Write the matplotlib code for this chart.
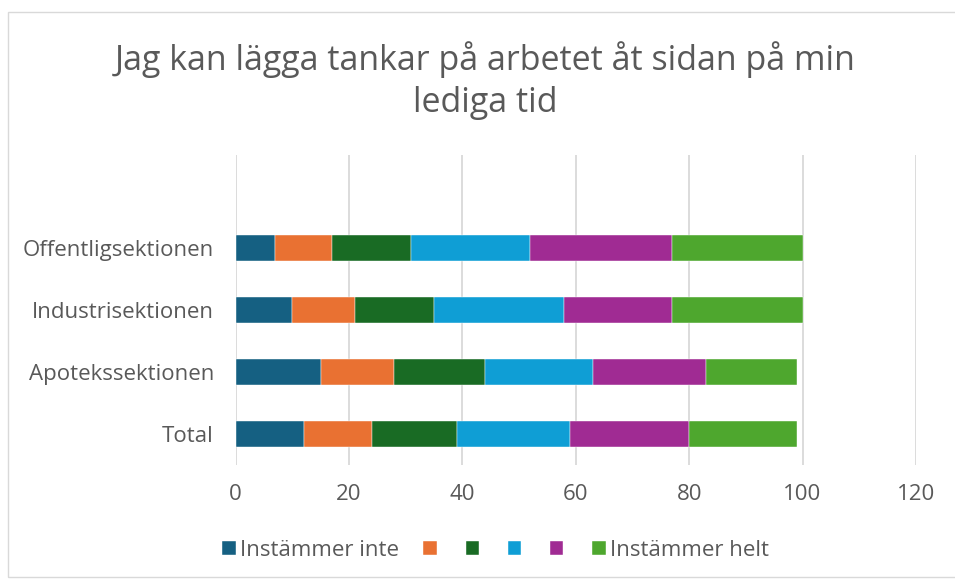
import matplotlib.pyplot as plt
from matplotlib.patches import Rectangle

plt.rcParams['font.family'] = ['Open Sans', 'DejaVu Sans']

# categories from bottom to top
categories = ["Total", "Apotekssektionen", "Industrisektionen", "Offentligsektionen"]
series_names = ["Instämmer inte", "", "", "", "", "Instämmer helt"]

s1 = [12, 15, 10, 7]
s2 = [12, 13, 11, 10]
s3 = [15, 16, 14, 14]
s4 = [20, 19, 23, 21]
s5 = [21, 20, 19, 25]
s6 = [19, 16, 23, 23]
series = [s1, s2, s3, s4, s5, s6]

colors = ["#156082", "#E97132", "#196B24", "#0F9ED5", "#A02B93", "#4EA72E"]
text_col = "#595959"
grid_col = "#D9D9D9"

fig = plt.figure(figsize=(9.55, 5.79), dpi=100)
fig.patches.append(Rectangle((8 / 955, 2 / 579), 960 / 955, 565 / 579,
                             transform=fig.transFigure, fill=False,
                             edgecolor=grid_col, linewidth=1))

ax = fig.add_axes([0.2466, 0.1969, 0.7125, 0.5354])

ypos = list(range(len(categories)))
left = [0] * len(categories)
handles = []
for vals, c in zip(series, colors):
    bars = ax.barh(ypos, vals, left=left, height=0.41, color=c,
                   edgecolor="white", linewidth=0.3, zorder=3)
    handles.append(bars)
    left = [a + b for a, b in zip(left, vals)]

ax.set_xlim(0, 120)
ax.set_ylim(-0.5, 4.5)
ax.set_xticks(range(0, 121, 20))
ax.set_yticks(ypos)
ax.set_yticklabels(categories)
ax.tick_params(length=0, labelsize=16, colors=text_col)
ax.tick_params(axis='y', pad=15.5)
ax.tick_params(axis='x', pad=14)
ax.grid(axis='x', color=grid_col, linewidth=1.3, zorder=0)
for sp in ax.spines.values():
    sp.set_visible(False)

fig.text(0.508, 0.861, "Jag kan lägga tankar på arbetet åt sidan på min\nlediga tid",
         ha='center', va='center', fontsize=24.5, color=text_col, linespacing=1.28)

fig.legend(handles, series_names, loc='center', bbox_to_anchor=(0.519, 0.049),
           ncol=6, frameon=False, fontsize=16, handlelength=0.6, handleheight=0.6,
           handletextpad=0.2, columnspacing=1.1, labelcolor=text_col)

fig.savefig("out.png", dpi=100)
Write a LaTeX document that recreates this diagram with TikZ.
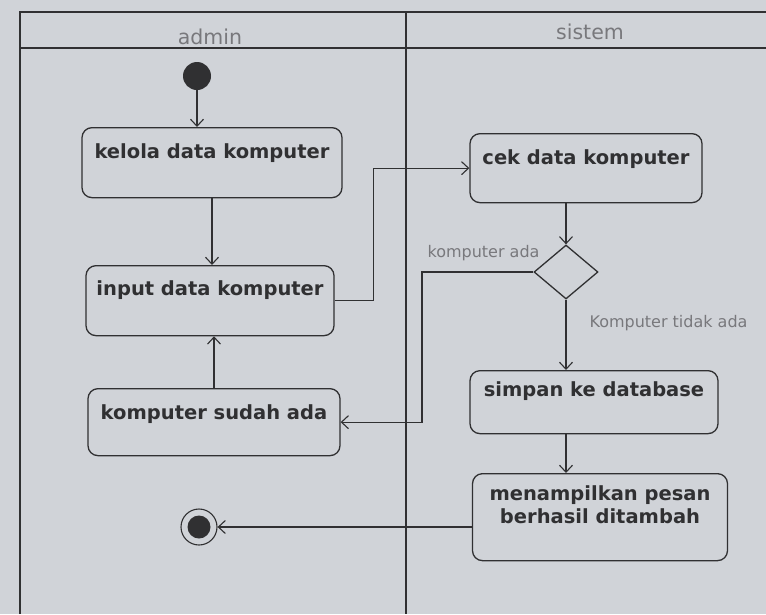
\documentclass[tikz,border=0pt]{standalone}
\usepackage{fontspec}
\setmainfont{DejaVu Sans}
\usetikzlibrary{shapes.geometric,arrows.meta,calc}
\definecolor{bgc}{RGB}{208,211,216}
\definecolor{ink}{RGB}{48,48,50}
\definecolor{soft}{RGB}{120,120,124}
\tikzset{
  act/.style={draw=ink, line width=1.3pt, rounded corners=10pt, inner xsep=4pt, inner ysep=0pt,
    anchor=north, font=\fontsize{19.5}{23}\selectfont\bfseries, text=ink, align=center},
  flow/.style={draw=ink, line width=1.1pt, -{Straight Barb[length=7pt,width=13pt,line width=1.1pt]}},
  lane/.style={draw=ink, line width=1.6pt},
  guard/.style={font=\fontsize{16}{18}\selectfont, text=soft},
  head/.style={font=\fontsize{20.5}{24}\selectfont, text=soft},
}
\begin{document}
\begin{tikzpicture}[x=1pt,y=-1pt]
\fill[bgc] (0,0) rectangle (766,614);
\useasboundingbox (0,0) rectangle (766,614);
% swimlanes
\draw[lane] (20,614) -- (20,12) -- (766,12);
\draw[lane] (20,48) -- (766,48);
\draw[lane] (406,12) -- (406,614);
\node[head] (hadmin) at (210,37) {admin};
\node[head] (hsistem) at (590,32) {sistem};
% start
\node[circle, fill=ink, minimum size=28pt, inner sep=0pt] (start) at (197,76) {};
% activities
\node[act, minimum width=260pt, text height=31pt, text depth=39pt] (kelola) at (212,127) {kelola data komputer};
\node[act, minimum width=248pt, text height=30pt, text depth=40pt] (input) at (210,265) {input data komputer};
\node[act, minimum width=252pt, text height=31pt, text depth=36pt] (sudah) at (214,388) {komputer sudah ada};
\node[act, minimum width=232pt, text height=31pt, text depth=38pt] (cek) at (586,133) {cek data komputer};
\node[act, minimum width=248pt, text height=26pt, text depth=37pt] (simpan) at (594,370) {simpan ke database};
\node[act, minimum width=255pt, text height=50pt, text depth=37pt] (tampil) at (600,473) {menampilkan pesan\\berhasil ditambah};
% decision
\node[diamond, draw=ink, line width=1.3pt, minimum width=64pt, minimum height=54pt, inner sep=0pt] (dec) at (566,272) {};
% final
\node[circle, draw=ink, line width=1.1pt, minimum size=36pt, inner sep=0pt] (final) at (199,527) {};
\fill[ink] (final.center) circle (11.5pt);
% flows
\draw[flow] (start.south) -- (start.south |- kelola.north);
\draw[flow] (kelola.south) -- (kelola.south |- input.north);
\draw[flow] (sudah.north) -- (sudah.north |- input.south);
\draw[flow] (input.east) -- ++(39,0) |- (cek.west);
\draw[flow] (dec.north |- cek.south) -- (dec.north);
\draw[flow] (dec.west) -- (422,272) |- (sudah.east);
\draw[flow] (dec.south) -- (dec.south |- simpan.north);
\draw[flow] (dec.south |- simpan.south) -- (dec.south |- tampil.north);
\draw[flow] (final -| tampil.west) -- (final.east);
% guards
\node[guard, anchor=south east] (g1) at (543,264) {komputer ada};
\node[guard, anchor=west] (g2) at (586,323) {Komputer tidak ada};
\end{tikzpicture}
\end{document}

########################################

◆ Written instruction
Repeat exactly and only the lines from the start of the data above through the line that holds "left = [a +", inclusive. Pictures do not belong in the copy.

◆ Answer below
Write the matplotlib code for this chart.
import matplotlib.pyplot as plt
from matplotlib.patches import Rectangle

plt.rcParams['font.family'] = ['Open Sans', 'DejaVu Sans']

# categories from bottom to top
categories = ["Total", "Apotekssektionen", "Industrisektionen", "Offentligsektionen"]
series_names = ["Instämmer inte", "", "", "", "", "Instämmer helt"]

s1 = [12, 15, 10, 7]
s2 = [12, 13, 11, 10]
s3 = [15, 16, 14, 14]
s4 = [20, 19, 23, 21]
s5 = [21, 20, 19, 25]
s6 = [19, 16, 23, 23]
series = [s1, s2, s3, s4, s5, s6]

colors = ["#156082", "#E97132", "#196B24", "#0F9ED5", "#A02B93", "#4EA72E"]
text_col = "#595959"
grid_col = "#D9D9D9"

fig = plt.figure(figsize=(9.55, 5.79), dpi=100)
fig.patches.append(Rectangle((8 / 955, 2 / 579), 960 / 955, 565 / 579,
                             transform=fig.transFigure, fill=False,
                             edgecolor=grid_col, linewidth=1))

ax = fig.add_axes([0.2466, 0.1969, 0.7125, 0.5354])

ypos = list(range(len(categories)))
left = [0] * len(categories)
handles = []
for vals, c in zip(series, colors):
    bars = ax.barh(ypos, vals, left=left, height=0.41, color=c,
                   edgecolor="white", linewidth=0.3, zorder=3)
    handles.append(bars)
    left = [a + b for a, b in zip(left, vals)]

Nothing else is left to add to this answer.